Fire Note 119: January 2013 saw NSW areas around Yass, Shoalhaven and Coonabarabran impacted by large fires. At the request of the New South Wales Rural Fire Service, the Bushfire CRC coordinated a field research task force to interview a sample of respondents in each of the three communities affected by the fires, complemented by an online survey.
Fire Note 118: Better management of emergency incidents can reduce any adverse consequences on communities. This Fire Note discusses research into multi-agency emergency management at regional and state levels to improve incident management. The research has investigated what enables and constrains effective performance at the regional and state levels of emergency management (and at a national level in New Zealand).
Fire Note 117: The research findings presented in this Fire Note explain that different psychological processes between individuals drives their decision making. Residents who wait and see when threatened by a bushfire do so because they fear making the wrong decision. Most residents surveyed who chose this option did not perceive the risks associated with this choice to be great. They did not want to leave unnecessarily and risk losing the house when they could have saved it had they stayed, and they did not want to be exposed to unnecessary danger when leaving.
Fire Note 116: Large areas of southern Australia, especially along the east and west coasts extending inland, face above normal fire potential for the 2013-2014 fire season, despite the extensive fires in some parts of the country over the last 12 months. However, the area most at risk does not extend right across the country, as was seen in 2012-2013. The above normal forecast is due to abundant grass growth across inland Australia, due to above average rainfall since May 2013.
Fire Note 115: This Fire Note outlines a study on the amount of water needed as forests recover after fire. Research shows that after three years mixed species eucalyptus forests that regenerate by sprouting do not use more water than similar unburnt forests. When the canopy in the regenerating forest closely resembles a mature, undisturbed forest, it is proposed that water use in the regenerating forest should not increase dramatically as the forest continues to move towards maturity.
Fire Note 114: This Fire Note outlines the emission products released in smoke from rural/urban interface fires and what this means. The materials burnt during the research are commonly present in a house or surrounds, but the current knowledge on their combustion is limited. A better understanding of the type and concentrations of potentially toxic gases and particles released during a fire will help assess exposure risks to firefighters and communities at the rural/urban interface.
Fire Note 113: Large areas of northern Australia face the prospect of an above normal bushfire season this year, due to generally below average rainfall in the months leading up to the main fire season.
This is the major conclusion of the Bushfire CRC Northern Australia Seasonal Bushfire Outlook for the Northern Territory, northern Queensland and Western Australia.
Fire Note 112: This Fire Note outlines research investigating why many residents of bushfire prone areas delay their decision to defend or evacuate in response to a bushfire until the day of a fire. The research examined several plausible reasons for such a delay stemming from decision avoidance research. This Fire Note discusses the research findings, as well as the opportunities and obstacles to overcoming the problems associated with decision delay.
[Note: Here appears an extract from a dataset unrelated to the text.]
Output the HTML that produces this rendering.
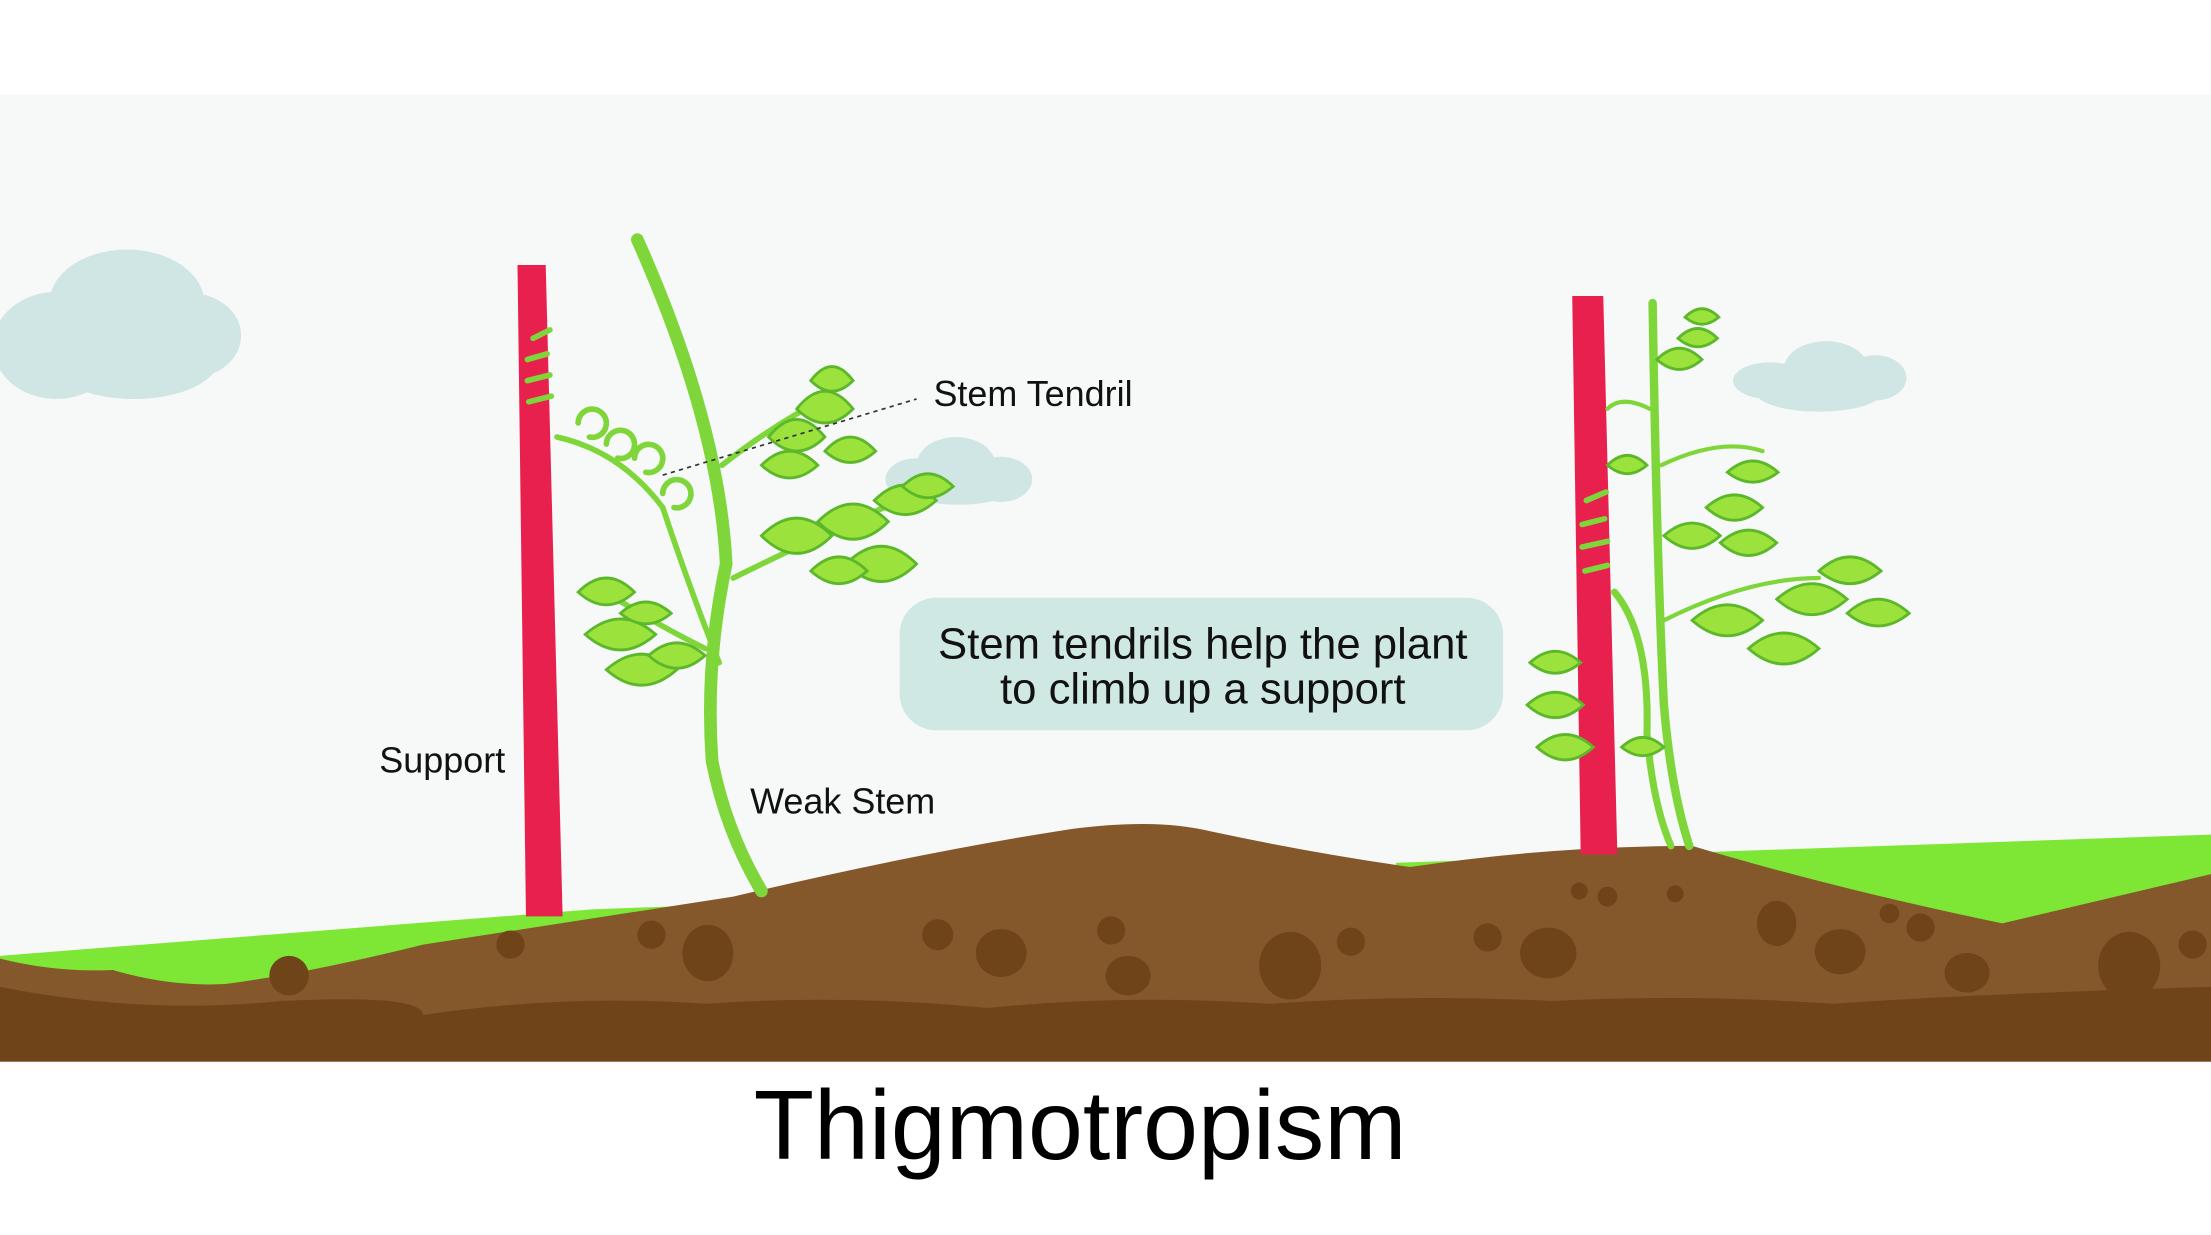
<!DOCTYPE html>
<html><head><meta charset="utf-8"><style>
html,body{margin:0;padding:0;background:#fff;}
svg{display:block;}
</style></head><body>
<svg width="2211" height="1235" viewBox="0 0 1568 876" preserveAspectRatio="none" xmlns="http://www.w3.org/2000/svg" font-family="Liberation Sans, sans-serif">
<rect x="0" y="0" width="1568" height="876" fill="#ffffff"/>
<rect x="0" y="67" width="1568" height="686" fill="#f7f8f8"/>
<g fill="#cfe6e4">
<ellipse cx="90" cy="215" rx="55" ry="38"/><ellipse cx="135" cy="238" rx="36" ry="30"/><ellipse cx="40" cy="245" rx="45" ry="38"/><ellipse cx="95" cy="255" rx="60" ry="28"/>
<ellipse cx="678" cy="330" rx="28" ry="20"/><ellipse cx="710" cy="340" rx="22" ry="16"/><ellipse cx="650" cy="340" rx="22" ry="15"/><ellipse cx="680" cy="345" rx="40" ry="13"/>
<ellipse cx="1295" cy="262" rx="30" ry="20"/><ellipse cx="1330" cy="268" rx="22" ry="16"/><ellipse cx="1255" cy="270" rx="26" ry="13"/><ellipse cx="1290" cy="278" rx="45" ry="14"/>
</g>
<path d="M0 678 L420 645 L560 640 L560 700 L0 705 Z" fill="#7ee634"/>
<path d="M990 612 L1568 592 L1568 660 L990 660 Z" fill="#7ee634"/>
<path d="M0 680 Q40 690 80 688 Q120 700 160 698 Q220 690 300 670 L520 636 Q650 605 760 588 Q820 580 860 590 Q930 605 1000 615 Q1100 600 1200 600 Q1300 630 1420 655 L1568 620 L1568 753 L0 753 Z" fill="#84582b"/>
<path d="M0 700 Q100 720 200 710 Q300 705 300 720 Q400 705 500 712 Q600 705 700 715 Q800 705 900 712 Q1000 705 1100 710 Q1200 705 1300 712 Q1400 705 1568 700 L1568 753 L0 753 Z" fill="#6e4418"/>
<g fill="#6e4418">
<circle cx="205" cy="692" r="14"/><circle cx="362" cy="670" r="10"/><circle cx="462" cy="663" r="10"/><ellipse cx="502" cy="676" rx="18" ry="20"/>
<circle cx="665" cy="663" r="11"/><ellipse cx="710" cy="676" rx="18" ry="17"/><circle cx="788" cy="660" r="10"/><ellipse cx="800" cy="692" rx="16" ry="14"/>
<ellipse cx="915" cy="685" rx="22" ry="24"/><circle cx="958" cy="668" r="10"/><circle cx="1055" cy="665" r="10"/><ellipse cx="1098" cy="676" rx="20" ry="18"/>
<circle cx="1120" cy="632" r="6"/><circle cx="1140" cy="636" r="7"/><circle cx="1188" cy="634" r="6"/><ellipse cx="1260" cy="655" rx="14" ry="16"/>
<ellipse cx="1305" cy="675" rx="18" ry="16"/><circle cx="1340" cy="648" r="7"/><circle cx="1362" cy="658" r="10"/><ellipse cx="1395" cy="690" rx="16" ry="14"/><ellipse cx="1510" cy="685" rx="22" ry="24"/><circle cx="1555" cy="670" r="10"/>
</g>
<path d="M367 188 L387 188 L399 650 L373 650 Z" fill="#e8204e"/>
<path d="M1115 210 L1137 210 L1147 606 L1121 606 Z" fill="#e8204e"/>
<g fill="none" stroke="#7fd63a" stroke-linecap="round">
<path d="M452 170 Q510 300 515 400 Q500 470 505 540 Q515 590 540 632" stroke-width="9"/>
<path d="M395 310 Q440 320 470 360 Q490 420 510 470" stroke-width="4"/>
<path d="M378 240 l12 -6 M374 255 l14 -4 M374 270 l16 -4 M375 285 l16 -4" stroke-width="4"/>
<path d="M410 300 a10 10 0 1 1 8 10 M430 315 a10 10 0 1 1 8 10 M450 325 a10 10 0 1 1 8 10 M470 350 a10 10 0 1 1 8 10" stroke-width="4"/>
<path d="M512 330 Q550 300 590 280 M520 410 Q580 380 650 350 M500 460 Q460 440 430 420" stroke-width="4"/>
<path d="M1172 215 Q1175 400 1180 500 Q1185 560 1198 600" stroke-width="6"/>
<path d="M1145 420 Q1170 450 1168 520 Q1172 570 1185 600" stroke-width="5"/>
<path d="M1125 355 l14 -6 M1122 372 l16 -4 M1122 388 l18 -4 M1124 405 l16 -4" stroke-width="4"/>
<path d="M1178 330 Q1220 310 1250 320 M1180 440 Q1240 410 1290 410 M1170 290 Q1150 280 1140 290" stroke-width="3"/>
</g>
<g fill="#9be33c" stroke="#5cb82a" stroke-width="2">
<path d="M545 310 q20 -25 40 0 q-20 20 -40 0z"/><path d="M565 290 q20 -25 40 0 q-20 20 -40 0z"/><path d="M575 270 q15 -20 30 0 q-15 15 -30 0z"/><path d="M540 330 q20 -20 40 0 q-20 18 -40 0z"/><path d="M585 320 q18 -20 36 0 q-18 16 -36 0z"/>
<path d="M540 380 q25 -25 50 0 q-25 25 -50 0z"/><path d="M580 370 q25 -25 50 0 q-25 25 -50 0z"/><path d="M600 400 q25 -25 50 0 q-25 25 -50 0z"/><path d="M620 355 q22 -22 44 0 q-22 20 -44 0z"/><path d="M640 345 q18 -18 36 0 q-18 16 -36 0z"/><path d="M575 405 q20 -20 40 0 q-20 18 -40 0z"/>
<path d="M410 420 q20 -20 40 0 q-20 18 -40 0z"/><path d="M415 450 q25 -22 50 0 q-25 22 -50 0z"/><path d="M430 475 q25 -22 50 0 q-25 22 -50 0z"/><path d="M460 465 q20 -18 40 0 q-20 18 -40 0z"/><path d="M440 435 q18 -16 36 0 q-18 15 -36 0z"/>
<path d="M1175 255 q16 -16 32 0 q-16 14 -32 0z"/><path d="M1190 240 q14 -14 28 0 q-14 12 -28 0z"/><path d="M1195 225 q12 -12 24 0 q-12 10 -24 0z"/>
<path d="M1140 330 q14 -14 28 0 q-14 12 -28 0z"/><path d="M1180 380 q20 -18 40 0 q-20 18 -40 0z"/><path d="M1210 360 q20 -18 40 0 q-20 18 -40 0z"/><path d="M1225 335 q18 -16 36 0 q-18 14 -36 0z"/><path d="M1220 385 q20 -18 40 0 q-20 18 -40 0z"/>
<path d="M1200 440 q25 -22 50 0 q-25 22 -50 0z"/><path d="M1240 460 q25 -22 50 0 q-25 22 -50 0z"/><path d="M1260 425 q25 -22 50 0 q-25 22 -50 0z"/><path d="M1290 405 q22 -20 44 0 q-22 18 -44 0z"/><path d="M1310 435 q22 -20 44 0 q-22 18 -44 0z"/>
<path d="M1085 470 q18 -16 36 0 q-18 15 -36 0z"/><path d="M1083 500 q20 -18 40 0 q-20 18 -40 0z"/><path d="M1090 530 q20 -18 40 0 q-20 18 -40 0z"/><path d="M1150 530 q15 -14 30 0 q-15 12 -30 0z"/>
</g>
<line x1="470" y1="337" x2="650" y2="283" stroke="#333" stroke-width="1.2" stroke-dasharray="3,3"/>
<g fill="#111" font-size="25.5">
<text x="662" y="288">Stem Tendril</text>
<text x="269" y="548">Support</text>
<text x="532" y="577">Weak Stem</text>
</g>
<rect x="638" y="424" width="428" height="94" rx="26" fill="#cfe8e3"/>
<g fill="#111" font-size="31" text-anchor="middle">
<text x="853" y="467">Stem tendrils help the plant</text>
<text x="853" y="499">to climb up a support</text>
</g>
<text x="766" y="822" text-anchor="middle" font-size="70" fill="#000">Thigmotropism</text>
</svg>
</body></html>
Fire Note 111: Exposure to smoke and high temperatures, coupled with little sleep, can impair firefighters’ cognitive (mental) and physical capacities on the fireground. This Fire Note presents research currently being undertaken to discover more about the combined effects of these stressors by simulating bushfire suppression activities indoors, controlling temperature, carbon monoxide levels and the sleeping environment.
Fire Note 110: This Fire Note focuses on the influence of the physical condition of different plant species from forests and grasslands in eastern and northern Australia. In two studies, the influence of fuel moisture on the combustion characteristics of leaves from three species of Eucalyptus was assessed. A third experiment burnt a range of grass species to assess flammability.